Jornada Novena. Rabat-Tánger
1. Rabat-Larache
Antes de abandonar Rabat, vamos a dar un último paseo junto a la torre Hassan. La mañana está nublada y corre una brisa refrescante. En la gran explanada salpicada de columnas blancas (recuerdo simbólico de la mezquita que nunca llegó a terminarse), apenas estamos nosotros, algún paseante y los soldados de la guardia real que vigilan el mausoleo de Mohammed V. No queríamos irnos sin echarle un último vistazo a la torre, cuya forma ocre se recorta más nítida contra el cielo gris. Tal y como está ahora supera los cuarenta metros, pero se cree, comparando sus proporciones con la Kotubia y la Giralda, que si se hubiera terminado mediría cerca del doble. Es sólo media torre, por tanto, y quizá deba a eso la mezcla de gracia y robustez que la distinguen. Una obra inacabada es además una obra con su propia historia y su propio drama. Se la quiere más.

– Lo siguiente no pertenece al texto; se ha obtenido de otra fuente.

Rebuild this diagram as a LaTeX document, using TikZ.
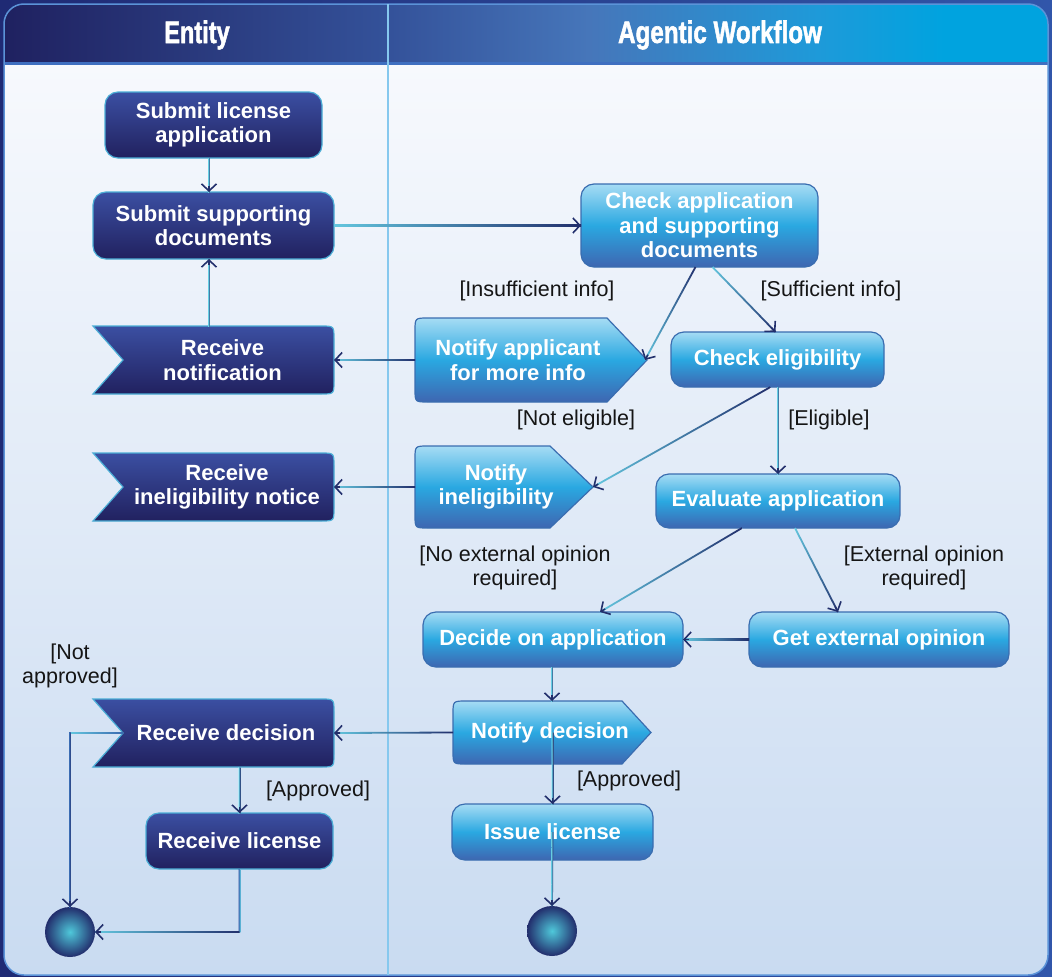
\documentclass[tikz,border=0pt]{standalone}
\usepackage{fontspec}
\usepackage{graphicx}
\setmainfont{Liberation Sans}
\newfontfamily\hdrfont[UprightFont={* Bold}, FakeBold=2]{Liberation Sans}
\usetikzlibrary{calc,arrows.meta}

\pgfdeclarelayer{bg}
\pgfdeclarelayer{shapes}
\pgfsetlayers{bg,shapes,main}

% palette
\definecolor{outL}{HTML}{1F2A74}
\definecolor{outR}{HTML}{3156AA}
\definecolor{hdA}{HTML}{1F2160}
\definecolor{hdB}{HTML}{34529A}
\definecolor{hdC}{HTML}{4676BA}
\definecolor{hdD}{HTML}{1E9AD9}
\definecolor{hdE}{HTML}{00A3DF}
\definecolor{bodyT}{HTML}{F7F9FD}
\definecolor{bodyM}{HTML}{DEE8F6}
\definecolor{bodyB}{HTML}{C9DBF1}
\definecolor{hdrline}{HTML}{3F6FC0}
\definecolor{paneledge}{HTML}{5B93D8}
\definecolor{divcol}{HTML}{86C8EE}
\definecolor{dkT}{HTML}{3B4FA2}
\definecolor{dkB}{HTML}{21215F}
\definecolor{dkEdge}{HTML}{4BAED6}
\definecolor{ltT}{HTML}{A6DCF4}
\definecolor{ltM}{HTML}{2AA8E1}
\definecolor{ltB}{HTML}{3E66B1}
\definecolor{ltEdge}{HTML}{3A6DB0}
\definecolor{cstart}{HTML}{63C6DE}
\definecolor{cmid}{HTML}{3A6AB0}
\definecolor{cend}{HTML}{222F6C}
\definecolor{ballIn}{HTML}{4FC8DA}
\definecolor{ballOut}{HTML}{222D6C}
\definecolor{labtext}{HTML}{151515}

% header band: the middle 50bp of the 100bp shading spans the band
\pgfdeclarehorizontalshading{hdrshade}{100bp}{color(0bp)=(hdA); color(25bp)=(hdA); color(43.5bp)=(hdB); color(53bp)=(hdC); color(64bp)=(hdD); color(70bp)=(hdE); color(100bp)=(hdE)}

% gradient segment from #1 to #2, colours #3 -> #4
\newcommand\gseg[4]{%
  \path let \p1=(#1), \p2=(#2),
    \n1={atan2(\y2-\y1,\x2-\x1)}, \n2={veclen(\x2-\x1,\y2-\y1)} in
    node[gbar, rotate=\n1, minimum width=\n2, left color=#3, right color=#4]
      at ($(#1)!0.5!(#2)$) {};}
% connector with arrow head
\newcommand\conn[2]{%
  \coordinate (gA) at (#1);
  \coordinate (gB) at (#2);
  \gseg{gA}{gB}{cstart}{cend}
  \draw[arrowtip] ($(gB)!6pt!(gA)$) -- (gB);}

% receive-signal outline (notch on the left)
\newcommand\recvshape[1]{%
  \path[darkbox] (#1.south west) -- ($(#1.west)+(30,0)$) -- (#1.north west)
    -- ($(#1.north east)+(-13,0)$) .. controls (#1.north east) .. ($(#1.north east)+(0,13)$)
    -- ($(#1.south east)+(0,-13)$) .. controls (#1.south east) .. ($(#1.south east)+(-13,0)$)
    -- cycle;}
% send-signal outline (point on the right), #2 = depth of the point
\newcommand\sendshape[2]{%
  \path[lightbox] ($(#1.north west)+(13,0)$) -- ($(#1.north east)+(-#2,0)$) -- (#1.east)
    -- ($(#1.south east)+(-#2,0)$) -- ($(#1.south west)+(13,0)$)
    .. controls (#1.south west) .. ($(#1.south west)+(0,-13)$)
    -- ($(#1.north west)+(0,13)$) .. controls (#1.north west) .. ($(#1.north west)+(13,0)$)
    -- cycle;}

\begin{document}
\begin{tikzpicture}[x=1pt,y=-1pt,
  box/.style={rectangle, inner sep=0pt, outer sep=0pt, text=white, align=center,
    font=\bfseries\fontsize{22}{24.5}\selectfont},
  btext/.style={text=white, align=center, inner sep=0pt,
    font=\bfseries\fontsize{22}{24.5}\selectfont},
  elabel/.style={text=labtext, align=center, inner sep=0pt,
    font=\fontsize{21.5}{24}\selectfont},
  hdrtext/.style={text=white, inner sep=0pt, font=\hdrfont\fontsize{31}{32}\selectfont},
  darkbox/.style={top color=dkT, bottom color=dkB, draw=dkEdge, line width=1.2pt},
  lightbox/.style={top color=ltT, bottom color=ltB, middle color=ltM, draw=ltEdge, line width=1.2pt},
  finalnode/.style={circle, minimum size=50pt, inner sep=0pt, outer sep=0pt,
    inner color=ballIn, outer color=ballOut},
  gbar/.style={rectangle, inner sep=0pt, outer sep=0pt, minimum height=1.8pt, draw=none},
  arrowtip/.style={draw=cend, line width=1.6pt, -{Straight Barb[length=7pt,width=15pt]}},
]
\useasboundingbox (0,0) rectangle (1052,977);

% ---------- frame, header and swimlanes ----------
\begin{pgfonlayer}{bg}
  \shade[left color=outL, right color=outR] (0,0) rectangle (1052,977);
  \begin{scope}
    \clip[rounded corners=20pt] (4,4) rectangle (1048,975);
    \shade[top color=bodyT, middle color=bodyM, bottom color=bodyB] (4,63) rectangle (1048,975);
    \shade[shading=hdrshade] (4,4) rectangle (1048,63);
    \fill[hdrline] (4,62) rectangle (1048,65);
  \end{scope}
  \draw[paneledge, line width=1.5pt, rounded corners=20pt] (4,4) rectangle (1048,975);
  \draw[divcol, line width=2.5pt] (388,4) -- (388,975);
\end{pgfonlayer}

\node[hdrtext] (hEntity) at (197,35) {\scalebox{0.76}[1]{Entity}};
\node[hdrtext] (hAgentic) at (720,35) {\scalebox{0.78}[1]{Agentic Workflow}};

% ---------- Entity lane ----------
\node[box, minimum width=217, minimum height=66] (sla) at (213.5,125) {Submit license\\application};
\node[box, minimum width=241, minimum height=67] (ssd) at (213.5,225.5) {Submit supporting\\documents};
\node[box, minimum width=241, minimum height=68,
  label={[btext,xshift=9pt]center:Receive\\notification}] (rn) at (213.5,360) {};
\node[box, minimum width=241, minimum height=68,
  label={[btext,xshift=13.5pt]center:Receive\\ineligibility notice}] (rin) at (213.5,487) {};
\node[box, minimum width=241, minimum height=68,
  label={[btext,xshift=12.5pt]center:Receive decision}] (rd) at (213.5,733) {};
\node[box, minimum width=187, minimum height=56] (rl) at (239.5,841) {Receive license};
\node[finalnode] (fl) at (70,932) {};

% ---------- Agentic Workflow lane ----------
\node[box, minimum width=237, minimum height=83] (cad) at (699.5,225.5) {Check application\\and supporting\\documents};
\node[box, minimum width=232, minimum height=84,
  label={[btext,xshift=-13pt]center:Notify applicant\\for more info}] (naf) at (531,360) {};
\node[box, minimum width=213, minimum height=55] (ce) at (777.5,359.5) {Check eligibility};
\node[box, minimum width=178, minimum height=82,
  label={[btext,xshift=-8pt]center:Notify\\ineligibility}] (ni) at (504,487) {};
\node[box, minimum width=244, minimum height=54] (ea) at (778,501) {Evaluate application};
\node[box, minimum width=260, minimum height=55] (doa) at (553,639.5) {Decide on application};
\node[box, minimum width=260, minimum height=55] (geo) at (879,639.5) {Get external opinion};
\node[box, minimum width=198, minimum height=63,
  label={[btext,xshift=-2pt]center:Notify decision}] (nd) at (552,732.5) {};
\node[box, minimum width=201, minimum height=56] (il) at (552.5,832) {Issue license};
\node[finalnode] (fr) at (552,931) {};

% ---------- action shapes ----------
\begin{pgfonlayer}{shapes}
  \path[darkbox, rounded corners=13pt] (sla.north west) rectangle (sla.south east);
  \path[darkbox, rounded corners=13pt] (ssd.north west) rectangle (ssd.south east);
  \path[darkbox, rounded corners=13pt] (rl.north west) rectangle (rl.south east);
  \recvshape{rn}
  \recvshape{rin}
  \recvshape{rd}
  \path[lightbox, rounded corners=13pt] (cad.north west) rectangle (cad.south east);
  \path[lightbox, rounded corners=13pt] (ce.north west) rectangle (ce.south east);
  \path[lightbox, rounded corners=13pt] (ea.north west) rectangle (ea.south east);
  \path[lightbox, rounded corners=13pt] (doa.north west) rectangle (doa.south east);
  \path[lightbox, rounded corners=13pt] (geo.north west) rectangle (geo.south east);
  \path[lightbox, rounded corners=13pt] (il.north west) rectangle (il.south east);
  \sendshape{naf}{40}
  \sendshape{ni}{43}
  \sendshape{nd}{29}
\end{pgfonlayer}

% ---------- guard labels ----------
\node[elabel] (lInsuf) at (537,291) {[Insufficient info]};
\node[elabel] (lSuf) at (831,291) {[Sufficient info]};
\node[elabel] (lNotEl) at (576,420) {[Not eligible]};
\node[elabel] (lEl) at (829,420) {[Eligible]};
\node[elabel] (lNoExt) at (515,568) {[No external opinion\\required]};
\node[elabel] (lExt) at (924,568) {[External opinion\\required]};
\node[elabel] (lNotAp) at (70,666) {[Not\\approved]};
\node[elabel] (lApL) at (318,791) {[Approved]};
\node[elabel] (lApR) at (629,781) {[Approved]};

% ---------- connectors ----------
\conn{[xshift=-4.5pt]sla.south}{[xshift=-4.5pt]ssd.north}
\conn{ssd.east}{cad.west}
\conn{[xshift=-4.5pt]rn.north}{[xshift=-4.5pt]ssd.south}
\conn{naf.west}{rn.east}
\conn{[xshift=-4pt]cad.south}{[xshift=-2pt]naf.east}
\conn{[xshift=13pt]cad.south}{[xshift=-2pt]ce.north}
\conn{[xshift=-7pt]ce.south}{ni.east}
\conn{ea.north |- ce.south}{ea.north}
\conn{ni.west}{rin.east}
\conn{[xshift=-36pt]ea.south}{[xshift=47pt]doa.north}
\conn{[xshift=17pt]ea.south}{[xshift=-41pt]geo.north}
\conn{geo.west}{doa.east}
\conn{nd.north |- doa.south}{nd.north}
\conn{nd.west}{rd.east}
\conn{il.north |- nd.center}{il.north}
\conn{il.center}{fr.north}
\conn{rl.north |- rd.south}{rl.north}

% not approved: from the notch of "Receive decision" to the final node
\coordinate (rdA) at ($(rd.west)+(30,0)$);
\coordinate (rdK) at (fl.north |- rdA);
\gseg{rdA}{rdK}{cstart}{cmid}
\fill[cmid] ($(rdK)+(-0.9,-0.9)$) rectangle ($(rdK)+(0.9,0.9)$);
\gseg{rdK}{fl.north}{cmid}{cend}
\draw[arrowtip] ($(fl.north)+(0,-6)$) -- (fl.north);

% received license to the final node
\coordinate (rlK) at (rl.south |- fl.east);
\gseg{rl.south}{rlK}{cmid}{cstart}
\fill[cstart] ($(rlK)+(-0.9,-0.9)$) rectangle ($(rlK)+(0.9,0.9)$);
\gseg{rlK}{fl.east}{cstart}{cend}
\draw[arrowtip] ($(fl.east)+(6,0)$) -- (fl.east);
\end{tikzpicture}
\end{document}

Nos asomamos por última vez sobre la ría. Las casas de Salé casi no se distinguen del cielo. Suenan en el aire los gritos de las gaviotas, y el Bu Regreg baja ancho e imperceptible, como siempre. Unos niños juegan abajo, junto al agua. A veces uno va por un lugar del mundo, no importa cuál, y de pronto su espíritu se encuentra en casa. A mí me ha sucedido en Escocia, en Praga, en Brooklyn, y me sucede ahora al pie de la torre Hassan, donde mi abuelo venía a mirar Salé todas las mañanas.
Pero al viajero siempre le aguarda la jornada, y ésta es tal vez la más apretada de todas, acaso porque es la última. Tras despedirnos de mis primas (mi tía nos acompaña), subimos al coche y vamos en busca de la carretera. Apuramos ya con nostalgia el recorrido junto a las murallas y entre los frondosos bosques de eucaliptos.
Una vez en la autopista, ésta nos lleva rápidamente hasta Kenitra, a sólo cuarenta kilómetros de Rabat. La ciudad fue fundada por los franceses y hasta 1956 se llamaba PortLyautey. De su base aérea despegaron el 16 de agosto de 1972 los cazas F-5 que intentaron sin éxito abatir el avión en el que viajaba el rey. Hoy Kenitra es una aglomeración de medio millón de habitantes, situada junto al caudaloso río Sebu, muy cerca de la desembocadura, y su importante puerto fluvial es la salida natural para los productos de la rica zona agrícola del Garb. El paisaje de esta zona, visible ya en los alrededores de Kenitra, da una idea de la productividad de sus cultivos. Los desarrollaron los franceses, que no pasaron por alto la buena condición del suelo y la abundancia de agua, y los continúan ahora los propios marroquíes. En esta cuenca del bajo Sebu (donde el río ya ha recibido el aporte de caudal del Uerga) se sitúa el centro de la temible potencia agrícola de Marruecos. Las vegas, los campos verdes y las huertas de plantas bajas o frutales tienen muy poco que ver con el paraje desolado del sur o de los alrededores de Fez.
Desde Kenitra puede seguirse a Larache directamente por la autopista o por una carretera que da un cierto rodeo para pasar por Zoco el-Arbaa de Garb y Alcazarquivir (el-Ksar el-Kbir, "la fortaleza grande"). Tomamos la primera opción no sin pesadumbre, conscientes de la mucha ruta que tenemos ante nosotros. Avanzamos paralelos a la costa y dejando a la derecha los fértiles campos. Es un largo trecho sin grandes variaciones, que recorremos desahogadamente. La autopista en esta parte es nueva y aprovecho que voy al volante para pisar el acelerador, sin superar mucho el límite, por si acaso. Cada poco me tengo que apartar del carril rápido para dejar pasar a un flamante BMW o Mercedes metalizado que me empuja con las luces. Son los marroquíes acaudalados, en quienes el coche alemán de lujo es un signo casi tan ine vitable como el grueso reloj de oro.